- **Collected data**
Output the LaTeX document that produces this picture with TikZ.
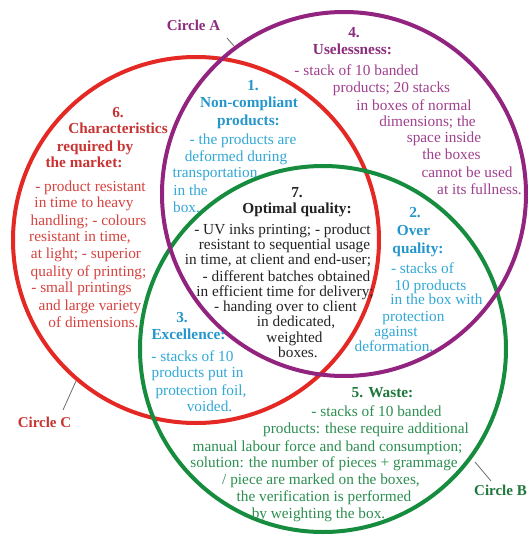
\documentclass[tikz,border=0pt]{standalone}
\usepackage{fontspec}
\setmainfont{Liberation Serif}
\definecolor{cred}{RGB}{228,40,36}
\definecolor{cpurple}{RGB}{146,36,128}
\definecolor{cgreen}{RGB}{22,140,62}
\definecolor{tred}{RGB}{214,66,62}
\definecolor{tredb}{RGB}{200,52,50}
\definecolor{tpurple}{RGB}{160,64,142}
\definecolor{tpurpleb}{RGB}{140,44,124}
\definecolor{tgreen}{RGB}{44,142,80}
\definecolor{tgreenb}{RGB}{30,120,60}
\definecolor{tcyan}{RGB}{50,168,214}
\definecolor{tcyanb}{RGB}{36,150,204}
\definecolor{tblack}{RGB}{35,35,35}
\definecolor{leader}{RGB}{110,110,110}
\begin{document}
\begin{tikzpicture}[x=1pt,y=-1pt,
  txt/.style={anchor=base,inner sep=0pt,font=\fontsize{15.3}{16}\selectfont},
  ring/.style={line width=4pt},
  clabel/.style={inner sep=0pt,font=\fontsize{15}{16}\selectfont\bfseries},
  leaderline/.style={leader,line width=0.8pt}]
\useasboundingbox (0,0) rectangle (528,536);
\fill[white] (0,0) rectangle (528,536);
% circles
\coordinate (cC) at (196,240);
\coordinate (cA) at (344,194);
\coordinate (cB) at (323,349);
\draw[ring,cred] (cC) circle[radius=183];
\draw[ring,cgreen] (cB) circle[radius=183];
\draw[ring,cpurple] (cA) circle[radius=182];
% circle labels
\node[clabel,anchor=base,text=tpurpleb] (labA) at (193.5,30) {Circle A};
\node[clabel,anchor=base,text=tredb] (labC) at (44.5,427) {Circle C};
\node[clabel,anchor=base east,text=tgreenb] (labB) at (527,495) {Circle B};
\coordinate (pA1) at (227,38); \coordinate (pA2) at (234,46);
\coordinate (pC1) at (63,410); \coordinate (pC2) at (76,381);
\coordinate (pB1) at (491,481); \coordinate (pB2) at (475,462);
\draw[leaderline] (pA1) -- (pA2);
\draw[leaderline] (pC1) -- (pC2);
\draw[leaderline] (pB1) -- (pB2);
% block 6
\foreach \px/\py/\tx [count=\i] in {
  118/117/{\textbf{6.}}, 118/133/{\textbf{Characteristics}}, 95/151/{\textbf{required by}}, 84/167/{\textbf{the market:}}}
  \node[txt,text=tredb] (six-t\i) at (\px,\py) {\tx};
\foreach \px/\py/\tx [count=\i] in {
  90.5/191/{- product resistant}, 84/207/{in time to heavy}, 88.5/225/{handling; - colours},
  80/241/{resistant in time,}, 86/258/{at light; - superior}, 88.5/276/{quality of printing;},
  81.5/292/{- small printings}, 90/310/{and large variety}, 93.5/327/{of dimensions.}}
  \node[txt,text=tred] (six-\i) at (\px,\py) {\tx};
% block 1
\foreach \px/\py/\tx [count=\i] in {
  253/90/{\textbf{1.}}, 249/107/{\textbf{Non-compliant}}, 248.5/125/{\textbf{products:}}}
  \node[txt,text=tcyanb] (one-t\i) at (\px,\py) {\tx};
\foreach \px/\py/\tx [count=\i] in {
  243/144/{- the products are}, 236/161/{deformed during}, 215/177/{transportation},
  190.5/195/{in the}, 186.5/212/{box.}}
  \node[txt,text=tcyan] (one-\i) at (\px,\py) {\tx};
% block 7
\foreach \px/\py/\tx [count=\i] in {
  297/197/{\textbf{7.}}, 297/213/{\textbf{Optimal quality:}},
  282.5/234/{- UV inks printing; - product}, 284.5/249/{resistant to sequential usage},
  278/264/{in time, at client and end-user;}, 286.5/281/{- different batches obtained},
  285/296/{in efficient time for delivery;}, 285.5/311/{- handing over to client},
  296/326/{in dedicated,}, 294.5/342/{weighted}, 298/357/{boxes.}}
  \node[txt,text=tblack] (seven-\i) at (\px,\py) {\tx};
% block 4
\foreach \px/\py/\tx [count=\i] in {
  354/37/{\textbf{4.}}, 352.5/54/{\textbf{Uselessness:}}}
  \node[txt,text=tpurpleb] (four-t\i) at (\px,\py) {\tx};
\foreach \px/\py/\tx [count=\i] in {
  356.5/75/{- stack of 10 banded}, 391.5/92/{products; 20 stacks}, 414/110/{in boxes of normal},
  427.5/126/{dimensions; the}, 444/142/{space inside}, 451.5/159/{the boxes},
  467/177/{cannot be used}, 479.5/194/{at its fullness.}}
  \node[txt,text=tpurple] (four-\i) at (\px,\py) {\tx};
% block 2
\foreach \px/\py/\tx [count=\i] in {
  415/217/{\textbf{2.}}, 413.5/235/{\textbf{Over}}, 418/253/{\textbf{quality:}}}
  \node[txt,text=tcyanb] (two-t\i) at (\px,\py) {\tx};
\foreach \px/\py/\tx [count=\i] in {
  422.5/273/{- stacks of}, 430.5/290/{10 products}, 436.5/304/{in the box with},
  413.5/321/{protection}, 396/336/{against}, 394/351/{deformation.}}
  \node[txt,text=tcyan] (two-\i) at (\px,\py) {\tx};
% block 3
\foreach \px/\py/\tx [count=\i] in {
  182/322/{\textbf{3.}}, 188.5/339/{\textbf{Excellence:}}}
  \node[txt,text=tcyanb] (three-t\i) at (\px,\py) {\tx};
\foreach \px/\py/\tx [count=\i] in {
  192.5/361/{- stacks of 10}, 197.5/377/{products put in}, 201/395/{protection foil,},
  209.5/411/{voided.}}
  \node[txt,text=tcyan] (three-\i) at (\px,\py) {\tx};
% block 5
\node[txt,text=tgreenb] (five-t1) at (382.5,397) {\textbf{5. Waste:}};
\foreach \px/\py/\tx [count=\i] in {
  376.5/416/{- stacks of 10 banded}, 366/433/{products: these require additional},
  327.5/451/{manual labour force and band consumption;},
  324/467/{solution: the number of pieces + grammage},
  321/484/{{/ piece are marked on the boxes,}}, 324/501/{the verification is performed},
  318.5/518/{by weighting the box.}}
  \node[txt,text=tgreen] (five-\i) at (\px,\py) {\tx};
\end{tikzpicture}
\end{document}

- **Goal**
Filter out all lines lacking the word "with" and copy the rest.

- **Result for this exercise**
Output the LaTeX document that produces this picture with TikZ.
  422.5/273/{- stacks of}, 430.5/290/{10 products}, 436.5/304/{in the box with},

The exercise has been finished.